A proposta era fazer com que elas fossem atrás de seus sonhos e o Karanba as desafiou a encontrar o outro par de chuteiras na sede do projeto, propondo assim que elas experimentassem o programa inicial do futebol. Em apenas uma semana, 60% das meninas foram buscar seu outro par de chuteiras e 40% dessas participantes se juntaram ao time.
Além das atividades diárias, o Karanba – com o apoio do Itaú – tem proporcionado para meninos e meninas a oportunidade de conhecer outros países por meio do esporte – como Noruega, Suécia e Dinamarca -, onde eles já participaram de campeonatos, como a Copa N° 1 (Frederikshavn), Copa Gothia (Gothenburg) e Copa Noruega (Oslo).
Com iniciativas como essas, hoje é possível vislumbrar dias melhores e um futuro promissor para a modalidade no país. As meninas podem, de maneira mais natural, calçar chuteiras e desbravar gramados pelo mundo afora. Elas podem também se identificar com jogadoras do passado e do presente, se espelhar e sonhar com o reconhecimento.

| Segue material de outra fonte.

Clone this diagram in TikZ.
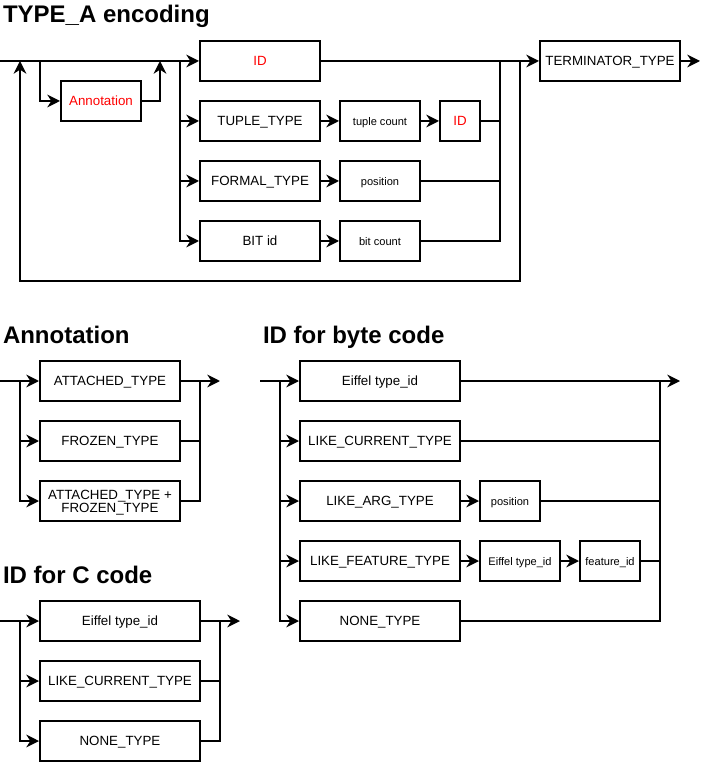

O legado que há tanto tempo ficou escondido surgiu com força total em 2019, mostrando todo o potencial que o futebol feminino tem e desperta nas pessoas. A luta das pioneiras não foi em vão. Elas abriram os caminhos para que novas histórias sejam contadas e cabe a todos nós a missão de nunca mais ignorá-las. Vamos todos juntos sentir orgulho de falar #EuTorçoPorTodas não só antes e durante, mas também depois dos grandes campeonatos. E bora pro próximo!